Anytime your reasoning is "we shouldn't do it because it will make them attractive to other companies" you're probably wrong.
You want a company full of super-stars that everyone wants to poach. Otherwise you're just like the companies that prohibit employees from have linkedin profiles or don't give employees training because that makes them more poachable. Crazy.
I'm not saying you shouldn't have employees that are so good others want to poach them.
I'm saying that by giving someone a title (that they might not deserve) you are possibly making them more attractive and more likely to be poached. This was said simply to counter the parent point that "there is no cost".
Let's say I allow you to put on your card "VP of Software Engineering" vs. just "Software Engineer" as only one example. (Forget legalities I am using this to prove a point).
Or, "National Marketing Manager" instead of "Marketing Manager".
Or it makes them less likely to be poached, because potential poachers will discover they don't measure up to expectations after a phone screening. At this point we're all pretty used to sussing out title inflation at step 1.
Or maybe someone will perceive it in a completely different way. At an individual level, big moments in people's lives (like changing jobs) are shaped by the edge cases that lead to actions, not macro average behavior.
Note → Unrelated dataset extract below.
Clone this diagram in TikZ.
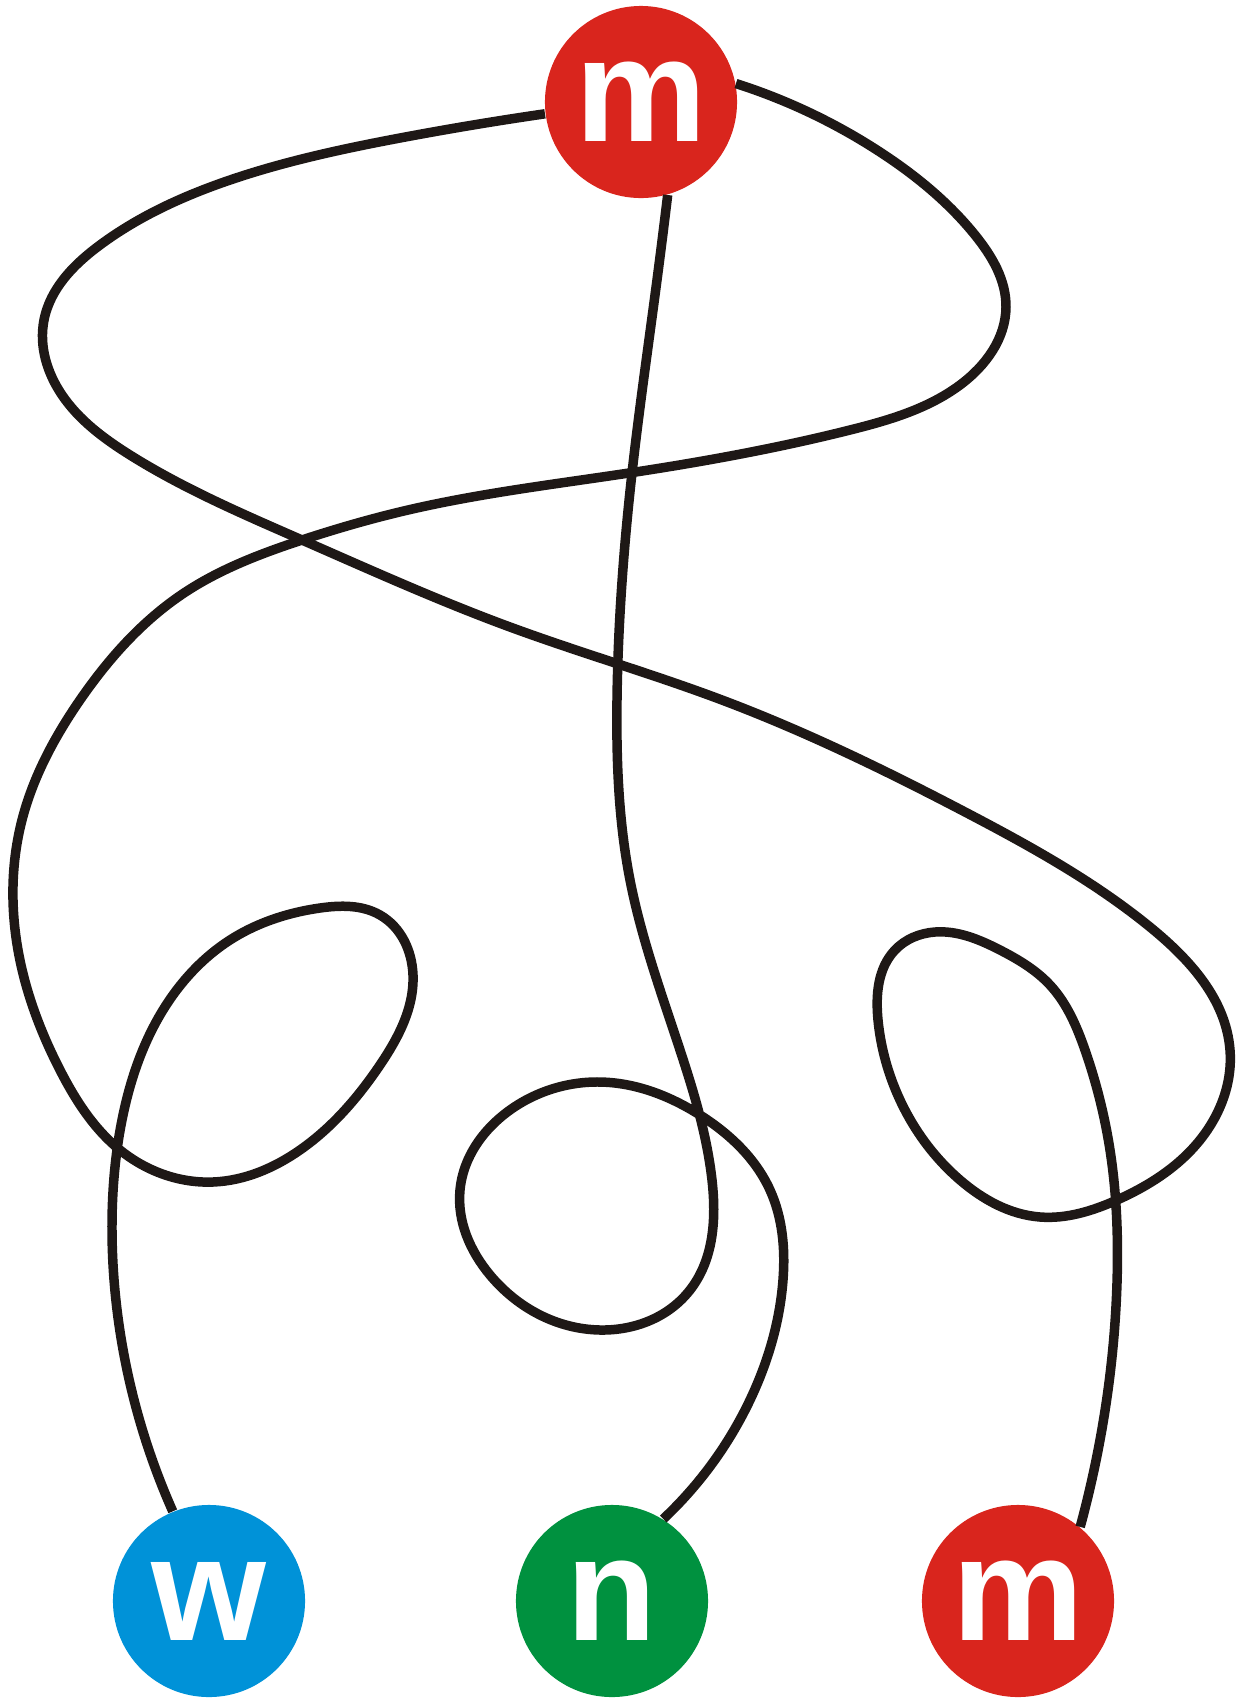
\documentclass[tikz,border=0pt]{standalone}
\usepackage{fontspec}
\setmainfont{Liberation Sans}
\usetikzlibrary{hobby}
\definecolor{ballred}{RGB}{217,37,29}
\definecolor{ballblue}{RGB}{0,146,216}
\definecolor{ballgreen}{RGB}{0,145,63}
\definecolor{wirecol}{RGB}{30,24,22}
\tikzset{
	ball/.style={circle, minimum size=1.92cm, inner sep=0pt, text=white,
		font=\bfseries\fontsize{42}{42}\selectfont},
	wire/.style={draw=wirecol, line width=2.7pt, use Hobby shortcut},
}

\begin{document}
\begin{tikzpicture}[x=0.01cm, y=-0.01cm]
	\useasboundingbox (0, 0) rectangle (1239, 1699);
	% Balls:
	\node[ball, fill=ballred] (mtop) at (641, 102){m};
	\node[ball, fill=ballblue] (w) at (209, 1601){w};
	\node[ball, fill=ballgreen] (n) at (612, 1601){n};
	\node[ball, fill=ballred] (mbot) at (1018, 1601){m};
	% Wires:
	\draw[wire] (mtop.187) .. (400, 138) .. (230, 180) .. (100, 245) .. (44, 320) .. (62, 395) .. (130, 455) .. (302, 540) .. (510, 627) .. (722, 700) .. (967, 813) .. (1150, 927) .. (1230, 1050) .. (1200, 1140) .. (1117, 1200) .. (1040, 1217) .. (960, 1180) .. (900, 1100) .. (878, 1020) .. (895, 950) .. (935, 932) .. (1000, 950) .. (1050, 985) .. (1085, 1050) .. (1110, 1150) .. (1117, 1283) .. (1100, 1440) .. (mbot.50);
	\draw[wire] (mtop.11) .. (880, 152) .. (975, 235) .. (1006, 307) .. (960, 385) .. (850, 430) .. (629, 473) .. (408, 510) .. (302, 540) .. (184, 593) .. (80, 700) .. (22, 820) .. (18, 950) .. (60, 1070) .. (120, 1150) .. (213, 1182) .. (300, 1150) .. (380, 1065) .. (413, 975) .. (380, 915) .. (320, 908) .. (230, 940) .. (160, 1015) .. (122, 1120) .. (112, 1230) .. (125, 1360) .. (w.112);
	\draw[wire] (mtop.286) .. (657, 280) .. (632, 473) .. (617, 700) .. (630, 880) .. (680, 1050) .. (712, 1180) .. (690, 1290) .. (600, 1330) .. (490, 1275) .. (460, 1190) .. (510, 1110) .. (600, 1082) .. (700, 1115) .. (770, 1190) .. (783, 1280) .. (750, 1400) .. (n.58);
\end{tikzpicture}
\end{document}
Making personnel decisions based on worst case hypotheticals only seems to increase the chance your employees will have a hard time imagining long term career growth by sticking with you. Deflating titles seems about as viable as forbidding conferences. Except where titles impact compensation, all of this is completely independent of actual competence.
You want a company full of super-stars that everyone wants to poach. Otherwise you're just like the companies that prohibit employees from have linkedin profiles or don't give employees training because that makes them more poachable. Crazy.